System development is now moving toward the use of Web API’s. Work remaining to be done includes:

  • Continue refining the user interface
  • Extend federated search capabilities
  • Promote the idea of federated searching
  • Integrate with course management systems on campus

Third Speaker:

Robert Sathrum of Humboldt State University provided a closer look at how an individual library within the Cal State system has implemented the Cal State product. Some of the issues that had to be addressed included basic organization of the resources to be included:

  • Which databases should be included?
  • How many categories should there be?
  • Who would make these decisions?

It was hoped that subject librarians would assist in this process. About half actually did so. After conducting user surveys, they ended up with 10 broad subject categories, with a maximum of 8 resources under each.

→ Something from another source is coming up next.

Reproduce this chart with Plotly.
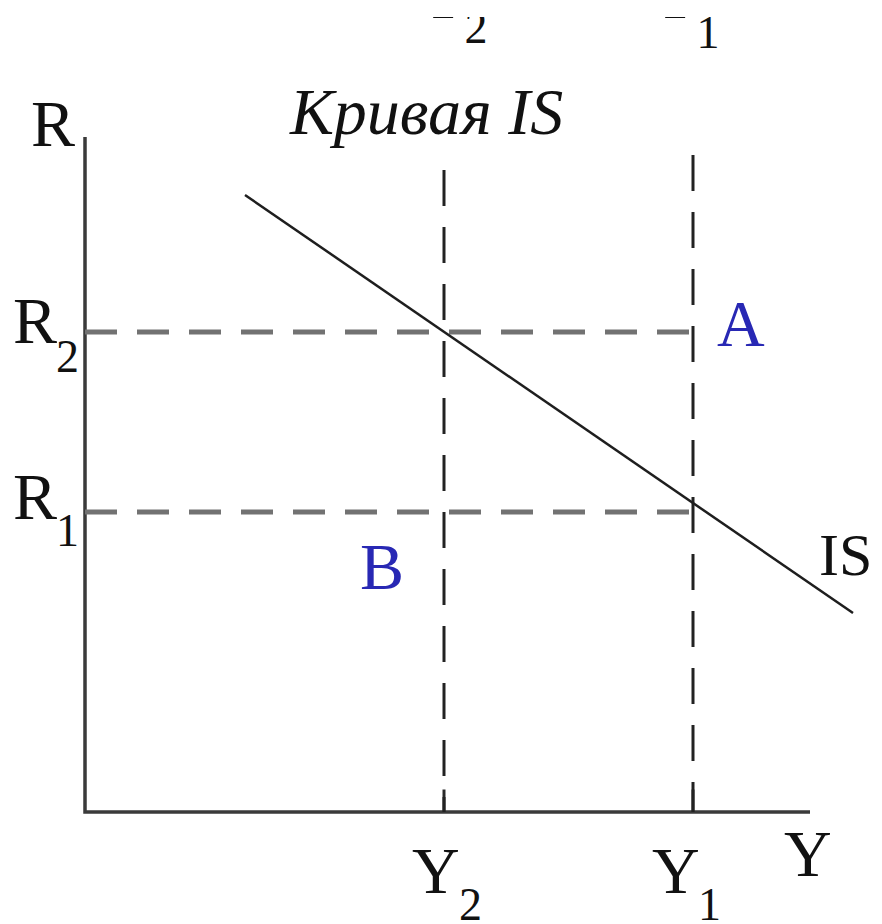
import plotly.graph_objects as go

# Levels (abstract units, origin at the axes corner)
Y_names = ["Y2", "Y1"]
Y_values = [7.18, 12.16]
Y_dash_top = [12.84, 13.14]
R_names = ["R2", "R1"]
R_values = [9.6, 6.0]
IS_x = [3.2, 15.36]
IS_y = [12.34, 3.98]
axis_x_end = 14.5
axis_y_end = 13.5

SERIF = "Liberation Serif, Times New Roman, serif"
BIG = 66
SUB = 46
INK = "#111111"
BLUE = "#2828b4"

fig = go.Figure()

# axes
fig.add_trace(go.Scatter(x=[0, 0, axis_x_end], y=[axis_y_end, 0, 0], mode="lines",
                         line=dict(color="#3a3a3a", width=3.5), hoverinfo="skip"))
# small ticks at Y levels
for v in Y_values:
    fig.add_trace(go.Scatter(x=[v, v], y=[0, 0.45], mode="lines",
                             line=dict(color="#2a2a2a", width=3), hoverinfo="skip"))

# vertical dashed lines (drawn from the top down)
for v, top in zip(Y_values, Y_dash_top):
    fig.add_trace(go.Scatter(x=[v, v], y=[top, 0], mode="lines",
                             line=dict(color="#222222", width=3, dash="36px,21px"), hoverinfo="skip"))
# horizontal dashed lines
for r in R_values:
    fig.add_trace(go.Scatter(x=[0, Y_values[1]], y=[r, r], mode="lines",
                             line=dict(color="#727272", width=5, dash="32px,20px"), hoverinfo="skip"))

# IS curve
fig.add_trace(go.Scatter(x=IS_x, y=IS_y, mode="lines",
                         line=dict(color="#1e1e1e", width=2.5), hoverinfo="skip"))

# labels cut at the top edge (clipped by the plot area)
fig.add_trace(go.Scatter(x=[Y_values[0] - 0.02, Y_values[1] - 0.36], y=[16.22, 16.22],
                         mode="text", text=["Y", "Y"], textposition="middle center",
                         textfont=dict(family=SERIF, size=BIG, color=INK),
                         cliponaxis=True, hoverinfo="skip"))
fig.add_trace(go.Scatter(x=[Y_values[0] + 0.64, Y_values[1] + 0.3], y=[15.62, 15.52],
                         mode="text", text=["2", "1"], textposition="middle center",
                         textfont=dict(family=SERIF, size=SUB, color=INK),
                         cliponaxis=True, hoverinfo="skip"))


def ann(x, y, text, size=BIG, color=INK, italic=False):
    if italic:
        text = "<i>" + text + "</i>"
    fig.add_annotation(x=x, y=y, text=text, showarrow=False,
                       font=dict(family=SERIF, size=size, color=color),
                       xanchor="center", yanchor="middle", xref="x", yref="y")


# R axis label
ann(-0.64, 13.78, "R")
# R2 / R1
ann(-1.0, 9.84, "R")
ann(-0.36, 9.12, "2", SUB)
ann(-1.0, 6.32, "R")
ann(-0.36, 5.64, "1", SUB)
# Y2 / Y1 under the axis
ann(7.02, -1.16, "Y")
ann(7.7, -1.84, "2", SUB)
ann(11.82, -1.16, "Y")
ann(12.48, -1.84, "1", SUB)
# Y axis label
ann(14.46, -0.82, "Y")
# IS label
ann(15.2, 5.14, "IS", size=60)
# points
ann(13.12, 9.78, "A", color=BLUE)
ann(5.94, 4.92, "B", color=BLUE)
# title-like caption
ann(6.82, 14.02, "Кривая IS", italic=True)

fig.update_layout(
    width=882, height=924,
    margin=dict(l=0, r=0, t=9, b=0),
    paper_bgcolor="white", plot_bgcolor="white",
    showlegend=False,
    xaxis=dict(range=[-1.54, 16.1], visible=False, fixedrange=True),
    yaxis=dict(range=[-2.4, 15.9], visible=False, fixedrange=True),
)
fig.write_html("out.html")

Each database configuration has to be tweaked for optimum search functionality and display.

Setup issues include:

  • How many resources to search at once
  • Effects on performance, and on vendor servers
  • Effect on licenses and costs (especially if you are paying on a per search cost, or have licensed a limited number of simultaneous users)
  • User authentication/authorization

How do you integrate federated search into your library’s web site? Some of the options include:

  • Wait for “perfect” system (you may be waiting a LONG time)
  • Fully replace existing tools
  • Incorporate into the site as an additional 51st tool

Fourth Speaker:

Finally, Joseph Fisher of the Boston Public Library presented a case study of using federated searching in a large public library setting. Unfortunately, my notes from this section of the program did not transfer from my handheld to my laptop when I got back to my hotel, and my memory is not accurate enough to reconstruct them at this point.

A brief question and answer session followed the formal presentations. All of the presentation slides will be placed on the LITA web site after the conference.